Begin with the first line of the material and write out each line exactly, ending with the line that contains "import plotly.graph_objects as go". Pictures are not part of the copy.

## Start GIVEN MATERIAL

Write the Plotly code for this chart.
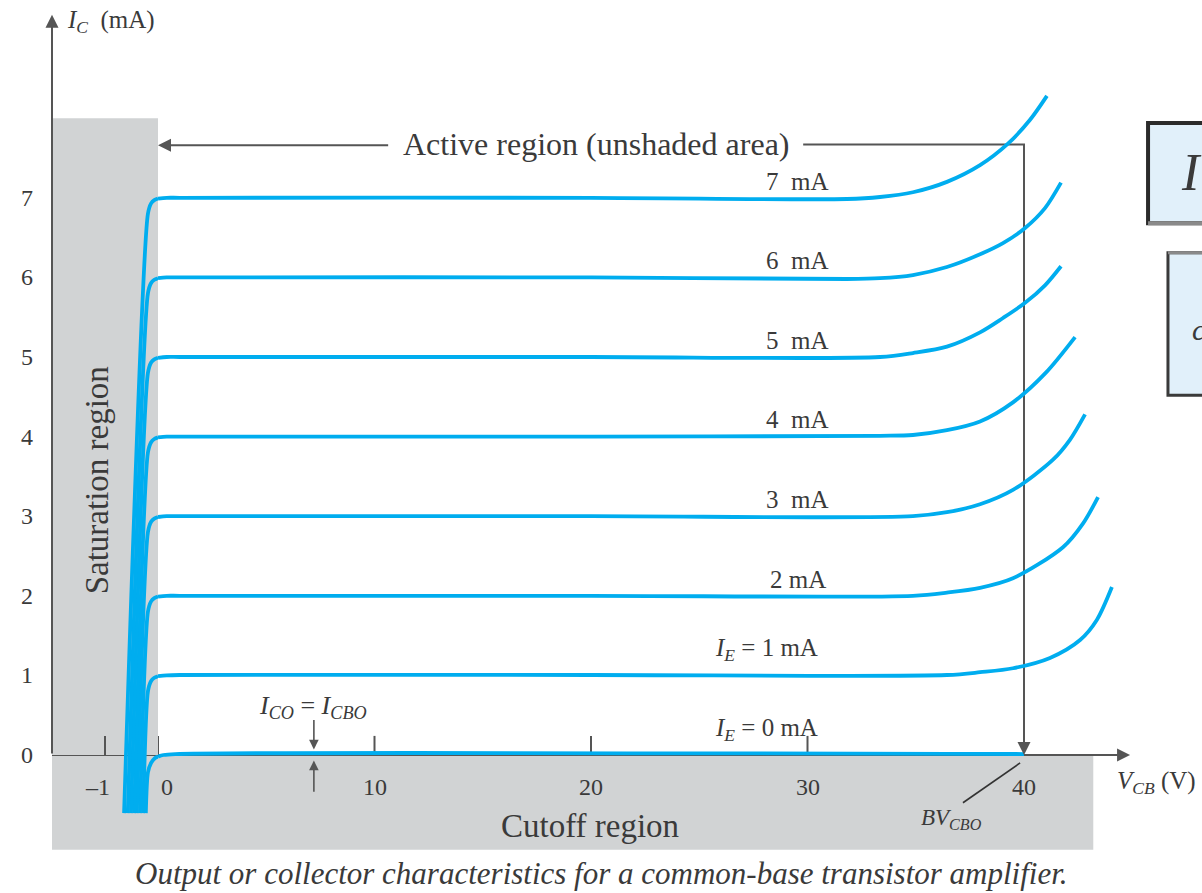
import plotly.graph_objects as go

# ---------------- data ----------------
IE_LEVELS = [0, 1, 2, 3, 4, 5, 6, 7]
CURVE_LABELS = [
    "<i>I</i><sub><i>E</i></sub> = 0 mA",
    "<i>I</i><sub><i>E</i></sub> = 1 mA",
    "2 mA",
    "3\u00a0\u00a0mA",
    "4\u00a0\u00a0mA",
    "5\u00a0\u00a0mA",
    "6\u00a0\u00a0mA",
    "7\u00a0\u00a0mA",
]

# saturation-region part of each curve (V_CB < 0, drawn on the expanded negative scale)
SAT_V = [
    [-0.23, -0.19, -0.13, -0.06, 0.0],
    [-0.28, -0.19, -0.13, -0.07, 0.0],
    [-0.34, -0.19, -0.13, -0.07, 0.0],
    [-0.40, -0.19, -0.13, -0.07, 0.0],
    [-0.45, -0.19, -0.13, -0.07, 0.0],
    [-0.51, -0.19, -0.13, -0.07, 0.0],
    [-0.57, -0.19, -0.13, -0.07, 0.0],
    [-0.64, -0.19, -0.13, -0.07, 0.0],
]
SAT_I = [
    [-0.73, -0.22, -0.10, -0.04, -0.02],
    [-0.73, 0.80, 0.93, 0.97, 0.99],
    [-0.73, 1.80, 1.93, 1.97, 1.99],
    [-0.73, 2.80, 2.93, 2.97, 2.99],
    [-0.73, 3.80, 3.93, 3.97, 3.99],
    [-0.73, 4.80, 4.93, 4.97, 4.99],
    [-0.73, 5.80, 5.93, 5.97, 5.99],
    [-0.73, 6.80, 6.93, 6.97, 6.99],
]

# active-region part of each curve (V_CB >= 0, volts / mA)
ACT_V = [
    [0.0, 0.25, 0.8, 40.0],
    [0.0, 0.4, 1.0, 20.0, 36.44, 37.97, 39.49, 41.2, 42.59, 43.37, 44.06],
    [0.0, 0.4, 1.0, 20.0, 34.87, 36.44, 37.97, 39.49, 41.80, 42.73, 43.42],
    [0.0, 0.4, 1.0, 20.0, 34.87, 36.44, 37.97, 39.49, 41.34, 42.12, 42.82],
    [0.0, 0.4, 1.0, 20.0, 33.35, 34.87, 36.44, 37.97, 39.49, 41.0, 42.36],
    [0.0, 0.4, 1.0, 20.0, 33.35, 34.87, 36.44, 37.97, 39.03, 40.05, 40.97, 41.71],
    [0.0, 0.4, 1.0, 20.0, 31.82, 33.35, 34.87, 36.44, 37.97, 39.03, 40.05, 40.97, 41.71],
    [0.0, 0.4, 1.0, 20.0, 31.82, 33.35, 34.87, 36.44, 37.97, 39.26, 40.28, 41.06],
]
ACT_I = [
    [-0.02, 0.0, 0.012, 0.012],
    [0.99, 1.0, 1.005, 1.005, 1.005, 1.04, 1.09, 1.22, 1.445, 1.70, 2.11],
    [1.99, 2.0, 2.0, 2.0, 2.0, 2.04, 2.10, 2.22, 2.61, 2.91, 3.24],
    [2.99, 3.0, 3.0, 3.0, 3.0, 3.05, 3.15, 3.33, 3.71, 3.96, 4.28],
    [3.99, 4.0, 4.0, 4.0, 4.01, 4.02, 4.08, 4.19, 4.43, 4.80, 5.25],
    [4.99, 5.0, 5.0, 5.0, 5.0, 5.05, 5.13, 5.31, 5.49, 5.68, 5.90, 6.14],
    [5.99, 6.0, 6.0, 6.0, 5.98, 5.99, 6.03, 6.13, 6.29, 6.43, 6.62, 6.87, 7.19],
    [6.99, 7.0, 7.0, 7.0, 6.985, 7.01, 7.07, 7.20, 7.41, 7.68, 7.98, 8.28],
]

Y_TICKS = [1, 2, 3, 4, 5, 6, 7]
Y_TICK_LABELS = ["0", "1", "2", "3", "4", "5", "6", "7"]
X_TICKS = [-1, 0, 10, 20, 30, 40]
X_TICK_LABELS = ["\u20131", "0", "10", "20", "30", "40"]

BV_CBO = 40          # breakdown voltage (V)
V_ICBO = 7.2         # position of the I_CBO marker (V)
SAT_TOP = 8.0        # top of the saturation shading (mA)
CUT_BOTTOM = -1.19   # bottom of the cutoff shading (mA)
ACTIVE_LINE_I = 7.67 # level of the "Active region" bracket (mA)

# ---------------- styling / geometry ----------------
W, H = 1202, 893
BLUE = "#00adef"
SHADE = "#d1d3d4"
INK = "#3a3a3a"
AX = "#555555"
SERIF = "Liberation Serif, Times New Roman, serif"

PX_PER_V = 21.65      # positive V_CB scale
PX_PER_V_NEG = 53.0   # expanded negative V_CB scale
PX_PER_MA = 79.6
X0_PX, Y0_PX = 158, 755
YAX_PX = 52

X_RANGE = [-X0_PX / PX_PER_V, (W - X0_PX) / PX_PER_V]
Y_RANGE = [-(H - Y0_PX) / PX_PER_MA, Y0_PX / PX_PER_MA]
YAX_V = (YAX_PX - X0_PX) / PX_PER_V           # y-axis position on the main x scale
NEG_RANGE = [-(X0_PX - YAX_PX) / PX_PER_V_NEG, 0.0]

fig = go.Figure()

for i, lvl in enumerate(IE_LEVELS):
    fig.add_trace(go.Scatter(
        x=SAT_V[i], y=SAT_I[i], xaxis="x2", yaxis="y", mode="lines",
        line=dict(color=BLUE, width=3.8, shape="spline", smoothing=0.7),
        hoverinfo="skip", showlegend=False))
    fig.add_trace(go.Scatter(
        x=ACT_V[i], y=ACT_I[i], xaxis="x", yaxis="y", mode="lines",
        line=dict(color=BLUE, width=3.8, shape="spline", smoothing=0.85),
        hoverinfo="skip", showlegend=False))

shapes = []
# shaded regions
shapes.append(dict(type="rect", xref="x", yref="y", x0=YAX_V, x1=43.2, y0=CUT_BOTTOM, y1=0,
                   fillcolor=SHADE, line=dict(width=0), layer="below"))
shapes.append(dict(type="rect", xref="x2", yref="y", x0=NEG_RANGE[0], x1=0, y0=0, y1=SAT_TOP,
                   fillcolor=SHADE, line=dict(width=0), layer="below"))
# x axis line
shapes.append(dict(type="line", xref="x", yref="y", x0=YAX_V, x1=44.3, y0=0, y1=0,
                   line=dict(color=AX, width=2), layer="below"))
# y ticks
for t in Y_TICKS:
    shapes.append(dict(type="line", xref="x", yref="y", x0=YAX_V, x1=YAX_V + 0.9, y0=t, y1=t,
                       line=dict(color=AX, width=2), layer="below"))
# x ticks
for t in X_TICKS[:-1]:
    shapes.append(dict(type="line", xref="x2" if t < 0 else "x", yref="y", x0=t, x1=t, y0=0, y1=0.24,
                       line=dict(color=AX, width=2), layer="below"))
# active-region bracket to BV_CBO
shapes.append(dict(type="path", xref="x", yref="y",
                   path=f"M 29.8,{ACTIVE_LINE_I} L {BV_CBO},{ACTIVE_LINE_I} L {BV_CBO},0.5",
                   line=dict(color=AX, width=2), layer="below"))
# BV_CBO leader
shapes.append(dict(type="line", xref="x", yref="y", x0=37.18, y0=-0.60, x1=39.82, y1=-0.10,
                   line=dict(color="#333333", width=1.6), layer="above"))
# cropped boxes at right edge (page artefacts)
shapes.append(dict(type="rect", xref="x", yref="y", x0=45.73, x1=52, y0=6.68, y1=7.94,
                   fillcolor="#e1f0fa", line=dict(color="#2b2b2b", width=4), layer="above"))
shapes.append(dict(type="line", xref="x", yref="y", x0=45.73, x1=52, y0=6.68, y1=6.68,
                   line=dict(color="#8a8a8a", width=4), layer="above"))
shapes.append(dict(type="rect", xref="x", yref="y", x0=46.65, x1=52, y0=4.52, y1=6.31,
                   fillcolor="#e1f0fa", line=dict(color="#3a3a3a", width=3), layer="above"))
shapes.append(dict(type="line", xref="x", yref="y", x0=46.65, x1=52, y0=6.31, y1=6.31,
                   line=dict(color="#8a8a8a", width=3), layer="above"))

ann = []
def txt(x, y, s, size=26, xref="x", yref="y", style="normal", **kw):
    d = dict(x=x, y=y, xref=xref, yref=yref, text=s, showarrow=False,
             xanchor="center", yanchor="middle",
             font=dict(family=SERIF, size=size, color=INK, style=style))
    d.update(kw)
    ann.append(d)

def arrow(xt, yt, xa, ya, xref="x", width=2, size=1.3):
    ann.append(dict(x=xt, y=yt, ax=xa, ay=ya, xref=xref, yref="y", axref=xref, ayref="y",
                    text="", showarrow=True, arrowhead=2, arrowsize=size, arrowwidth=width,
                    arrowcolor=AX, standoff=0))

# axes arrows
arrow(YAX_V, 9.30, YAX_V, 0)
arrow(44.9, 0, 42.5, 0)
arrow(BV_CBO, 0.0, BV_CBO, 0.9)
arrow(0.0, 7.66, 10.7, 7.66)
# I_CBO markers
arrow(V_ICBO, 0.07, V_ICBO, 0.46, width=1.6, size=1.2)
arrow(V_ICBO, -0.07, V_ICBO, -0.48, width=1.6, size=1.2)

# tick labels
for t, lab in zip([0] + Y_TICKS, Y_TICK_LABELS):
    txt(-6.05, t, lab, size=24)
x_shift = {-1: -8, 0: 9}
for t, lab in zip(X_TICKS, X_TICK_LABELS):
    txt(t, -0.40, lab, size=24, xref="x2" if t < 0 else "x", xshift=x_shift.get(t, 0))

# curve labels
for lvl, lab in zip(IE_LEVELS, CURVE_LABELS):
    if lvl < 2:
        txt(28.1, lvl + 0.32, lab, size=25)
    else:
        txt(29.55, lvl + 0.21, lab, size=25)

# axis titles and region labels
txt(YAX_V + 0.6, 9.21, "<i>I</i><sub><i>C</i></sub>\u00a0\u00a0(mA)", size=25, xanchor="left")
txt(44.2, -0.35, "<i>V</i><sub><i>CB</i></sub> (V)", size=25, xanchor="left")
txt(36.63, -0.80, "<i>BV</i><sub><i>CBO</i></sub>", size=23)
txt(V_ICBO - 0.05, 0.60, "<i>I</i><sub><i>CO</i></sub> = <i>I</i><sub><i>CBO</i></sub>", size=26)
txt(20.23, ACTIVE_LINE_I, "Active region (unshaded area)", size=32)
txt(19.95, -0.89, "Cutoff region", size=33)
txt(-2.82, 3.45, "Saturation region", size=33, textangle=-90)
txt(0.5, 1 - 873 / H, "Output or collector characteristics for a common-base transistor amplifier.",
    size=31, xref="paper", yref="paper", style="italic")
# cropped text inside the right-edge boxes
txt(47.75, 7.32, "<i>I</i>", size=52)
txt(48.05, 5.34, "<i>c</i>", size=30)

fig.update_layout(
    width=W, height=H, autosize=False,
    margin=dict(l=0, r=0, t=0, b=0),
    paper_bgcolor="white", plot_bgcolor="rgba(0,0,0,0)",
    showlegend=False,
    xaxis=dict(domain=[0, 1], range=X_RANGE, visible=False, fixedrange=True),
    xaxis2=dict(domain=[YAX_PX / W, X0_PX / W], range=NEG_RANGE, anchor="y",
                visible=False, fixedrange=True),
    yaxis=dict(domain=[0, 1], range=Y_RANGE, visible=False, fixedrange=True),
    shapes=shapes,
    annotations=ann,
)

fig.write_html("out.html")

## End GIVEN MATERIAL

# [EXERCISE ANSWER]
Write the Plotly code for this chart.
import plotly.graph_objects as go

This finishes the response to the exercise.